The plaintiffs alleged three types of injuries and the court’s primary focus was whether the alleged injuries created standing to sue.

First, the plaintiffs alleged injury solely because of the theft of their private information.  This alleged injury was clearly insufficient in the eyes of the court, which pointed to a complete lack of precedent on such a claim in case law from both the United States Court of Appeals for the D.C. Circuit and the United States Supreme Court.  It stated that a cyberattack resulting only in the theft of personal data, but not specific financial data (i.e., credit card numbers), is not enough to constitute standing.  Actual financial harm or a material threat of future financial harm is required.

Second, the plaintiffs alleged injury because of identity theft or fraudulent credit card activity.  Even these allegations were deficient for the court, which required a showing of actual monetary damage.  Instead, out of the 20 plaintiffs alleging this particular injury, all but two failed to show any out of pocket expenses that were not properly reimbursed by credit card companies or other commercial entities.

Third, the plaintiffs alleged injury because of the threat of future identity theft and other future harms, including claims for money spent on credit protection, lost opportunity costs for time spent on credit monitoring, and the stress and fear of future identity theft.  Again, the court was unpersuaded.  It required evidence of monetary damages expressly connected to the breach, and none of the plaintiffs argued that anything other than personal information had been stolen.

As a result, the court dismissed the lawsuit in its entirety, but created a clear path for employees to sue their employers in the event of not only a data breach, but also a cyberattack.  Now, more than ever, employers must ensure the protection of private information.
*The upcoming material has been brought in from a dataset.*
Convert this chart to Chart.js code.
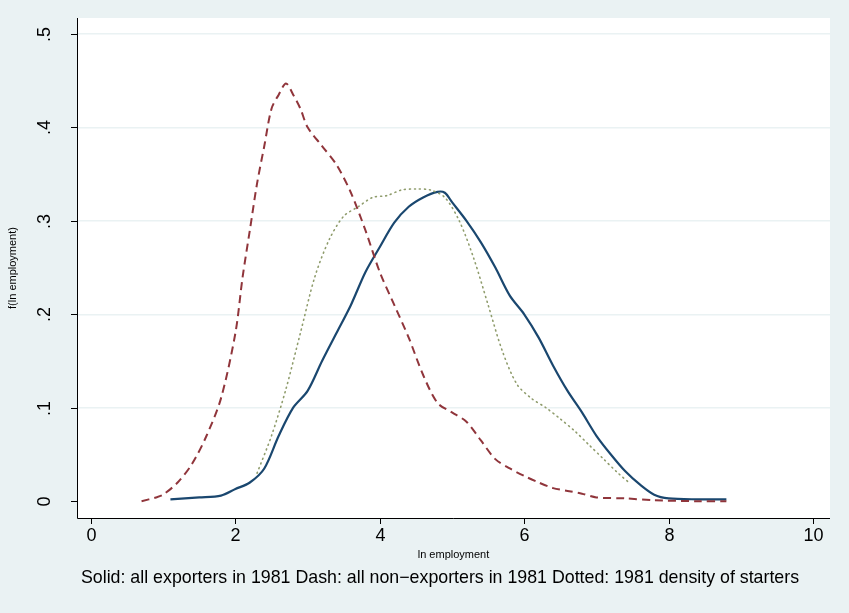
<!DOCTYPE html>
<html><head><meta charset="utf-8">
<script src="https://cdn.jsdelivr.net/npm/chart.js@4/dist/chart.umd.min.js"></script>
<style>html,body{margin:0;background:#eaf2f3}#c{display:block}</style>
</head><body>
<canvas id="c" width="849" height="613"></canvas>
<script>
// solid: all exporters in 1981
var solidX = [1.1,1.5,1.8,2.0,2.2,2.4,2.6,2.8,3.0,3.2,3.4,3.6,3.8,4.0,4.2,4.4,4.6,4.8,4.9,5.0,5.2,5.4,5.6,5.8,6.0,6.2,6.4,6.6,6.8,7.0,7.2,7.4,7.6,7.8,8.0,8.4,8.8];
var solidY = [0.002,0.004,0.006,0.013,0.02,0.035,0.07,0.1,0.118,0.15,0.18,0.21,0.245,0.272,0.298,0.315,0.325,0.331,0.33,0.32,0.3,0.277,0.25,0.22,0.2,0.175,0.145,0.118,0.095,0.07,0.05,0.032,0.018,0.007,0.003,0.002,0.002];
// dash: all non-exporters in 1981
var dashX = [0.7,0.9,1.0,1.2,1.4,1.6,1.8,2.0,2.1,2.2,2.3,2.4,2.5,2.6,2.7,2.8,2.9,3.0,3.2,3.4,3.6,3.8,4.0,4.2,4.4,4.6,4.8,5.0,5.2,5.4,5.6,5.8,6.0,6.2,6.4,6.6,6.8,7.0,7.4,7.8,8.4,8.8];
var dashY = [0,0.004,0.007,0.02,0.04,0.07,0.11,0.18,0.24,0.29,0.34,0.38,0.42,0.435,0.447,0.435,0.42,0.4,0.38,0.36,0.33,0.29,0.245,0.21,0.175,0.135,0.105,0.095,0.085,0.065,0.045,0.035,0.027,0.02,0.014,0.011,0.008,0.004,0.003,0.001,0,0];
// dotted: 1981 density of starters
var dotX = [2.3,2.5,2.7,2.9,3.1,3.3,3.5,3.7,3.9,4.1,4.3,4.5,4.7,4.9,5.1,5.3,5.5,5.7,5.9,6.1,6.3,6.5,6.7,6.9,7.1,7.3,7.45];
var dotY = [0.03,0.07,0.12,0.18,0.24,0.28,0.305,0.315,0.325,0.327,0.333,0.334,0.333,0.325,0.3,0.26,0.21,0.16,0.125,0.11,0.1,0.088,0.075,0.06,0.045,0.03,0.02];
var xTicks = [0,2,4,6,8,10];
var yTicks = [0,0.1,0.2,0.3,0.4,0.5];
var yTickLabels = ['0','.1','.2','.3','.4','.5'];

function pts(xs, ys){ return xs.map(function(x,i){ return {x:x, y:ys[i]}; }); }

var frame = {
  id:'frame',
  beforeDraw:function(ch){
    var c=ch.ctx, a=ch.chartArea;
    c.save(); c.fillStyle='#eaf2f3'; c.fillRect(0,0,ch.width,ch.height);
    c.fillStyle='#fff'; c.fillRect(a.left,a.top,a.right-a.left,a.bottom-a.top); c.restore();
  },
  afterDraw:function(ch){
    var c=ch.ctx, a=ch.chartArea, xs=ch.scales.x, ys=ch.scales.y;
    c.save(); c.strokeStyle='#000'; c.lineWidth=1; c.fillStyle='#000';
    c.beginPath(); c.moveTo(a.left+0.5,a.top); c.lineTo(a.left+0.5,a.bottom+0.5); c.lineTo(a.right,a.bottom+0.5); c.stroke();
    c.font='18px "Liberation Sans", Arial, sans-serif';
    c.textAlign='center'; c.textBaseline='middle';
    xTicks.forEach(function(t){ var px=Math.round(xs.getPixelForValue(t))+0.5;
      c.beginPath(); c.moveTo(px,a.bottom); c.lineTo(px,a.bottom+6); c.stroke();
      c.fillText(String(t),px,a.bottom+18); });
    yTicks.forEach(function(t,i){ var py=Math.round(ys.getPixelForValue(t))+0.5;
      c.beginPath(); c.moveTo(a.left-6,py); c.lineTo(a.left,py); c.stroke();
      c.save(); c.translate(a.left-32,py); c.rotate(-Math.PI/2); c.fillText(yTickLabels[i],0,0); c.restore(); });
    c.font='11px "Liberation Sans", Arial, sans-serif';
    c.fillText('ln employment',(a.left+a.right)/2,a.bottom+37);
    c.save(); c.translate(13,(a.top+a.bottom)/2); c.rotate(-Math.PI/2); c.fillText('f(ln employment)',0,0); c.restore();
    c.font='17.8px "Liberation Sans", Arial, sans-serif';
    c.fillText('Solid: all exporters in 1981 Dash: all non\u2212exporters in 1981 Dotted: 1981 density of starters',440,a.bottom+60);
    c.restore();
  }
};

new Chart(document.getElementById('c'), {
  type:'line',
  data:{datasets:[
    {data:pts(dotX,dotY), borderColor:'#8f9c6c', borderWidth:1.6, borderDash:[1,4], borderCapStyle:'round', pointRadius:0, tension:0.3},
    {data:pts(dashX,dashY), borderColor:'#90353b', borderWidth:2, borderDash:[8,5], pointRadius:0, tension:0.3},
    {data:pts(solidX,solidY), borderColor:'#1a476f', borderWidth:2.2, pointRadius:0, tension:0.3}
  ]},
  options:{
    responsive:false, animation:false, events:[],
    layout:{padding:{left:77,right:19,top:18,bottom:87}},
    plugins:{legend:{display:false}, tooltip:{enabled:false}},
    scales:{
      x:{type:'linear', min:-0.194, max:10.235, ticks:{display:false}, grid:{display:false}, border:{display:false},
         afterBuildTicks:function(s){ s.ticks=xTicks.map(function(v){return {value:v};}); }},
      y:{min:-0.018, max:0.517, ticks:{display:false}, grid:{color:'#eaf2f3', lineWidth:1.5, drawTicks:false}, border:{display:false},
         afterBuildTicks:function(s){ s.ticks=yTicks.slice(1).map(function(v){return {value:v};}); }}
    }
  },
  plugins:[frame]
});
</script>
</body></html>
[1] In Re: U.S. Office of Personnel Management Data Security Breach Litigation, Misc. Action No. 15-1394 (ABJ), 9/19/17.

[2] The Wells Fargo incident was a data breach, while the Equifax incident was a cyberattack.  A “data breach” is any unauthorized release of information, whereas a “cyberattack” is a malicious act of hacking.

[3] The court engaged in some particularized analysis because the cyberattack targeted a United States government database, but the legal principles espoused in the opinion are nonetheless applicable to private sector employers, depending on the type of information stolen.

[4] OPM is a government agency responsible for overseeing and executing the employment policies of the federal government.